Nora Gomringer

“In 1933, Laxness wrote this story of an early and not entirely willing emancipation attempt in a laconic, observant, parable-like tone,” writes the German poet Nora Gomringer about Laxness' The Honour of the House.

The Honour of the House or How to Ruin a Woman's Life

Nora - ÚtlenskWhile traveling a few weeks ago, I read The Honour of the House by Halldór Laxness, which caused me to look very sad during my train ride. So sad, in fact, that a stranger on the train offered to buy me tea so we could discuss my melancholy.

The young miss Rannveig, I began telling him, loses everything, bit by bit. Before losing her life she loses her children. Before the children, her happiness; before her happiness, her sister's love; before that love, her innocence; before her innocence, her childhood; before that her home and then everything, despite the best intentions of everyone involved. And there, I told the gentleman, who looked vaguely Nordic, there you have the sad, ruined life of a woman, and therefore a fellow-spirit, of another time, in a not-so-different world.

The gentleman offered to buy me M&Ms and I smiled gratefully, because it was such a nice gesture and because sugar is always of assistance to me. When Rannveig returns from her good-girl exile in Copenhagen, I continued – where she was supposed to make the acquaintance of cosmopolitanism, good society and a suitable man, but from where she instead returns with an illegitimate child (and no man to go with it) – her family sets in motion a process of separation, the culmination of which is a fenced-in idyll, a prison for the sinner.

In 1933, Laxness wrote this story of an early and not entirely willing emancipation attempt in a laconic, observant, parable-like tone. In 2010, I sit in a train coach and weep because of Rannveig's kindred spirit, and the countless others before and after her. But I also smile at the myriad of twists and turns, the evolutions of human existence, the way it revolves and devolves.
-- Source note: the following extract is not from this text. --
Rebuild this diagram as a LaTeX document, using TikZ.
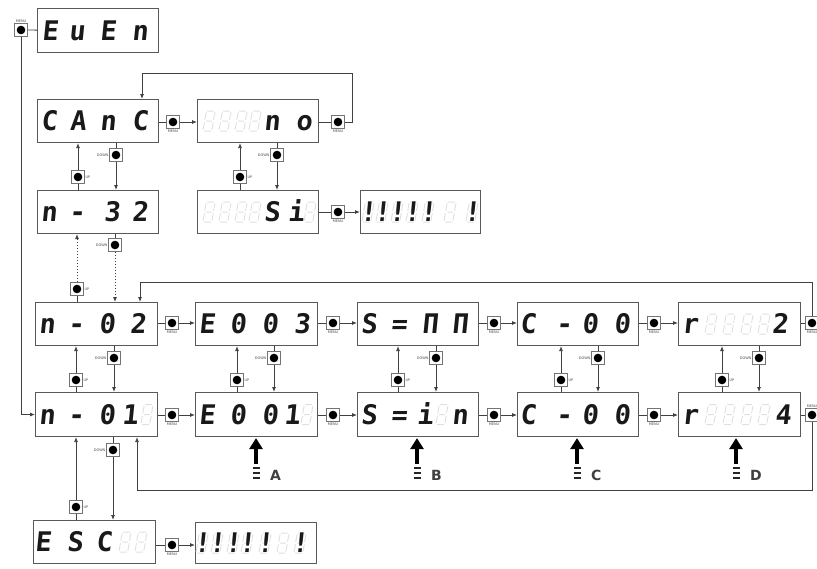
\documentclass[tikz,border=0pt]{standalone}
\usepackage{fontspec}
\setmainfont{DejaVu Sans}
\newfontfamily\segfont[FakeSlant=0.1]{DejaVu Sans Mono}
\usetikzlibrary{arrows.meta}
\tikzset{
 disp/.style={draw=black!65, line width=1.1pt, anchor=north west, inner sep=0},
 segch/.style={font=\segfont\bfseries\fontsize{27}{27}\selectfont, anchor=base, inner sep=0, text=black!90},
 btn/.style={draw=black!55, line width=0.7pt, minimum size=13pt, inner sep=0, fill=white,
   path picture={\fill[black] (path picture bounding box.center) circle (4.3pt);}},
 lbl/.style={font=\fontsize{3.5}{4}\selectfont, text=black!70, inner sep=0.6pt},
 wire/.style={draw=black!75, line width=0.8pt},
 arr/.style={wire, -{Latex[length=5pt,width=4pt]}},
 dots/.style={dash pattern=on 1.5pt off 1.5pt},
 bigarr/.style={draw=black, line width=4.5pt, -{Triangle[length=11pt,width=13pt]}},
 stripe/.style={draw=black!85, line width=1.4pt},
 letter/.style={font=\bfseries\fontsize{14}{14}\selectfont, text=black!75, inner sep=0},
 ghost8/.pic={\draw[gray!25, line width=0.9pt, line cap=round]
   (-1.5,-10)--(4.5,-10) (5.9,-8.5)--(4.6,-1.5) (4.2,1.5)--(2.9,8.5)
   (-4.5,10)--(1.5,10) (-4.6,1.5)--(-5.9,8.5) (-2.9,-8.5)--(-4.2,-1.5) (-2.5,0)--(2.5,0);},
}
\newcommand\dbox[5]{\node[disp, minimum width=#4pt-#2pt, minimum height=#5pt-#3pt] (#1) at (#2,#3) {};}
\newcommand\sg[3]{\node[segch] (#1c#2) at ([xshift=#2pt, yshift=-9.5pt]#1.west) {#3};}
\newcommand\gh[2]{\pic at ([xshift=#2pt]#1.west) {ghost8};}
\begin{document}
\begin{tikzpicture}[x=1pt,y=-1pt]
\useasboundingbox (0,0) rectangle (817,568);
% ---------- display boxes ----------
\dbox{even}{37}{8}{158}{52}
\dbox{canc}{37}{99}{158}{142}
\dbox{no}{197}{99}{318}{142}
\dbox{n32}{37}{190}{158}{233}
\dbox{si}{197}{190}{318}{233}
\dbox{bangA}{360}{190}{480}{233}
\dbox{n02}{35}{302}{157}{345}
\dbox{e003}{195}{302}{317}{345}
\dbox{sunn}{357}{302}{478}{345}
\dbox{chA}{517}{302}{638}{345}
\dbox{rtwo}{678}{302}{800}{345}
\dbox{n01}{35}{392}{157}{436}
\dbox{e001}{195}{392}{317}{436}
\dbox{suin}{357}{392}{478}{436}
\dbox{chB}{517}{392}{638}{436}
\dbox{rfour}{678}{392}{800}{436}
\dbox{esc}{33}{520}{155}{563}
\dbox{bangB}{195}{522}{316}{563}
% ---------- ghost segments ----------
\foreach \p in {12,28,44,58} {\gh{no}{\p}}
\foreach \p in {12,28,44,58,113} {\gh{si}{\p}}
\foreach \p in {8,22,37,52,68,90,112} {\gh{bangA}{\p}}
\foreach \p in {33,51,69,86} {\gh{rtwo}{\p}}
\foreach \p in {33,51,69,86} {\gh{rfour}{\p}}
\gh{n01}{112}
\gh{e001}{112}
\gh{suin}{85}
\foreach \p in {92,108} {\gh{esc}{\p}}
\foreach \p in {7,22,38,52,70,88,105} {\gh{bangB}{\p}}
% ---------- characters ----------
\sg{even}{13}{E}\sg{even}{40}{u}\sg{even}{71}{E}\sg{even}{103}{n}
\sg{canc}{12}{C}\sg{canc}{41}{A}\sg{canc}{71}{n}\sg{canc}{103}{C}
\sg{no}{75}{n}\sg{no}{107}{o}
\sg{n32}{12}{n}\sg{n32}{40}{-}\sg{n32}{75}{3}\sg{n32}{103}{2}
\sg{si}{75}{S}\sg{si}{99}{i}
\sg{bangA}{8}{!}\sg{bangA}{22}{!}\sg{bangA}{37}{!}\sg{bangA}{52}{!}\sg{bangA}{68}{!}\sg{bangA}{112}{!}
\sg{n02}{12}{n}\sg{n02}{41}{-}\sg{n02}{72}{0}\sg{n02}{103}{2}
\sg{e003}{12}{E}\sg{e003}{43}{0}\sg{e003}{75}{0}\sg{e003}{107}{3}
\sg{sunn}{12}{S}\sg{sunn}{42}{=}\sg{sunn}{73}{Π}\sg{sunn}{103}{Π}
\sg{chA}{11}{C}\sg{chA}{47}{-}\sg{chA}{73}{0}\sg{chA}{105}{0}
\sg{rtwo}{12}{r}\sg{rtwo}{102}{2}
\sg{n01}{12}{n}\sg{n01}{41}{-}\sg{n01}{72}{0}\sg{n01}{95}{1}
\sg{e001}{12}{E}\sg{e001}{43}{0}\sg{e001}{75}{0}\sg{e001}{97}{1}
\sg{suin}{12}{S}\sg{suin}{42}{=}\sg{suin}{68}{i}\sg{suin}{103}{n}
\sg{chB}{11}{C}\sg{chB}{47}{-}\sg{chB}{73}{0}\sg{chB}{105}{0}
\sg{rfour}{12}{r}\sg{rfour}{105}{4}
\sg{esc}{10}{E}\sg{esc}{42}{S}\sg{esc}{71}{C}
\sg{bangB}{7}{!}\sg{bangB}{22}{!}\sg{bangB}{38}{!}\sg{bangB}{52}{!}\sg{bangB}{70}{!}\sg{bangB}{105}{!}
% ---------- top-left button ----------
\node[btn] (b0) at (21,30) {};
\node[lbl, anchor=south] (b0l) at (b0.north) {MENU};
\draw[wire] (b0) -- (even);
\draw[arr] (b0) |- (n01.west);
% ---------- CAnC / no row ----------
\node[btn] (bc1) at (173,122) {};
\node[lbl, anchor=north] (bc1l) at (bc1.south) {MENU};
\draw[wire] (canc.east |- bc1) -- (bc1);
\draw[arr] (bc1) -- (bc1 -| no.west);
\node[btn] (bc2) at (338,122) {};
\node[lbl, anchor=north] (bc2l) at (bc2.south) {MENU};
\draw[wire] (no.east |- bc2) -- (bc2);
\coordinate (lp0) at (142,73);
\draw[arr] (bc2.east) -- ++(8,0) |- (lp0) -- (lp0 |- canc.north);
% canc <-> n32
\node[btn] (u1) at (78,177) {};
\node[lbl, anchor=west] (u1l) at (u1.east) {UP};
\draw[arr] (u1) -- (u1 |- canc.south);
\draw[wire] (u1) -- (u1 |- n32.north);
\node[btn] (d1) at (116,155) {};
\node[lbl, anchor=east] (d1l) at (d1.west) {DOWN};
\draw[wire] (d1) -- (d1 |- canc.south);
\draw[arr] (d1) -- (d1 |- n32.north);
% no <-> si
\node[btn] (u2) at (240,177) {};
\node[lbl, anchor=west] (u2l) at (u2.east) {UP};
\draw[arr] (u2) -- (u2 |- no.south);
\draw[wire] (u2) -- (u2 |- si.north);
\node[btn] (d2) at (277,155) {};
\node[lbl, anchor=east] (d2l) at (d2.west) {DOWN};
\draw[wire] (d2) -- (d2 |- no.south);
\draw[arr] (d2) -- (d2 |- si.north);
% si -> bangA
\node[btn] (bs) at (338,212) {};
\node[lbl, anchor=north] (bsl) at (bs.south) {MENU};
\draw[wire] (si.east |- bs) -- (bs);
\draw[arr] (bs) -- (bs -| bangA.west);
% n32 <-> n02 (dotted)
\node[btn] (u3) at (77,289) {};
\node[lbl, anchor=west] (u3l) at (u3.east) {UP};
\draw[arr, dots] (u3) -- (u3 |- n32.south);
\draw[wire] (u3) -- (u3 |- n02.north);
\node[btn] (d3) at (115,245) {};
\node[lbl, anchor=east] (d3l) at (d3.west) {DOWN};
\draw[wire] (d3) -- (d3 |- n32.south);
\draw[arr, dots] (d3) -- (d3 |- n02.north);
% ---------- row 1 ----------
\foreach \a/\b/\x [count=\i] in {n02/e003/172, e003/sunn/333, sunn/chA/494, chA/rtwo/654} {
  \node[btn] (h\i) at (\x,323) {};
  \node[lbl, anchor=north] (h\i l) at (h\i.south) {MENU};
  \draw[wire] (\a.east |- h\i) -- (h\i);
  \draw[arr] (h\i) -- (h\i -| \b.west);
}
\node[btn] (hr) at (812,323) {};
\node[lbl, anchor=north] (hrl) at (hr.south) {MENU};
\draw[wire] (rtwo.east |- hr) -- (hr);
\coordinate (lp1) at (140,282);
\draw[arr] (hr) |- (lp1) -- (lp1 |- n02.north);
% ---------- row 2 ----------
\foreach \a/\b/\x [count=\i] in {n01/e001/172, e001/suin/333, suin/chB/494, chB/rfour/654} {
  \node[btn] (k\i) at (\x,415) {};
  \node[lbl, anchor=north] (k\i l) at (k\i.south) {MENU};
  \draw[wire] (\a.east |- k\i) -- (k\i);
  \draw[arr] (k\i) -- (k\i -| \b.west);
}
\node[btn] (kr) at (812,415) {};
\node[lbl, anchor=south] (krl) at (kr.north) {MENU};
\draw[wire] (rfour.east |- kr) -- (kr);
\coordinate (lp2) at (137,490);
\draw[arr] (kr) |- (lp2) -- (lp2 |- n01.south);
% ---------- row1 <-> row2 ----------
\foreach \a/\b/\ux/\dx [count=\i] in {n02/n01/76/114, e003/e001/237/274, sunn/suin/398/436, chA/chB/561/598, rtwo/rfour/722/759} {
  \node[btn] (v\i) at (\ux,380) {};
  \node[lbl, anchor=west] (v\i l) at (v\i.east) {UP};
  \draw[arr] (v\i) -- (v\i |- \a.south);
  \draw[wire] (v\i) -- (v\i |- \b.north);
  \node[btn] (w\i) at (\dx,358) {};
  \node[lbl, anchor=east] (w\i l) at (w\i.west) {DOWN};
  \draw[wire] (w\i) -- (w\i |- \a.south);
  \draw[arr] (w\i) -- (w\i |- \b.north);
}
% ---------- n01 <-> esc ----------
\node[btn] (u9) at (76,507) {};
\node[lbl, anchor=west] (u9l) at (u9.east) {UP};
\draw[arr] (u9) -- (u9 |- n01.south);
\draw[wire] (u9) -- (u9 |- esc.north);
\node[btn] (d9) at (113,450) {};
\node[lbl, anchor=east] (d9l) at (d9.west) {DOWN};
\draw[wire] (d9) -- (d9 |- n01.south);
\draw[arr] (d9) -- (d9 |- esc.north);
\node[btn] (be) at (172,545) {};
\node[lbl, anchor=north] (bel) at (be.south) {MENU};
\draw[wire] (esc.east |- be) -- (be);
\draw[arr] (be) -- (be -| bangB.west);
% ---------- big arrows A-D ----------
\foreach \bx/\x/\t in {e001/256/A, suin/417/B, chB/577/C, rfour/736/D} {
  \coordinate (ba\t) at (\x,464);
  \draw[bigarr] (ba\t) -- ([yshift=-1pt]ba\t |- \bx.south);
  \draw[stripe] (\x-3.5,468) -- (\x+3.5,468) (\x-3.5,473) -- (\x+3.5,473) (\x-3.5,478) -- (\x+3.5,478);
  \node[letter, anchor=west] (lab\t) at (\x+14,475) {\t};
}
\end{tikzpicture}
\end{document}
Dorothy Parker, that New York icon of style and nonchalance, once wrote something to the effect that a man was in a unique position to lay waste to a lady's life. However, in a wonderful story in the book Colonies of Love, the German author Elke Heidenreich also lists children as a contributing factor to the ruining an honest woman's life, sanity and serenity.

So, in the end, it's the men and the children – and in Rannveig's case also her own vulnerable nature – that make the manipulation possible. She is unable to defend herself, and, living in a patriarchal era, she is helpless against the will of the family. And thus, with everyone being a bit to blame, this life is simply thrown away.

With her reputation finally completely obliterated, she can still console herself with her son's love – though he is eventually taken from her – as well as the love of her young daughter, an extraordinary marriage and her own benevolent passions, which she can pursue. But before the whole thing comes to an end, Rannveig's daughter  passes away; her long-disloyal sister makes an appearance, and Laxness describes the encounter between the sisters as if it took place on some Olympean peak; a meeting of two Norse Norns, with one named Sincerity and the other Respectability.

So. This is what I told the gentleman, eating M&Ms and abandoning myself to the grand and puny issues of human nature, to the life of the good Miss Rannveig and the ambition of the pretty sister Thurid. At one point, the gentleman stood up from the table and left the dining coach, never to return. Meaning that a literary monologue of this kind is sure to ruin the mood, and, of course, one's figure.

Nora Gomringer, December 2010.

(Translated from the German by Steingrímur Karl Teague)


Nora Gomringer is one of the most recognized German-speaking poets of the younger generation. Although barely thirty, she has been active on the poetry-scene for over a decade. Nora is especially known for her slam-poetry, a genre in which the delivery carries no less weight than the actual words. She has received numerous awards and accolades for her poetry and performances, and has participated in literature festivals and slam events all over the world.

Besides being December's Reader of the Month at Sagenhaftes Island, Nora is currently part of a German-Icelandic team working on a project based on the Icelandic sagas. The group, comprised of three German authors and three Icelanders, spent time together in Iceland last summer, studying the material and roots of the sagas. In the spring of 2011, they will perform material based on their impressions. This repertoire will be performed in Iceland and across Germany as a prelude to the 2011 Frankfurt Book Fair.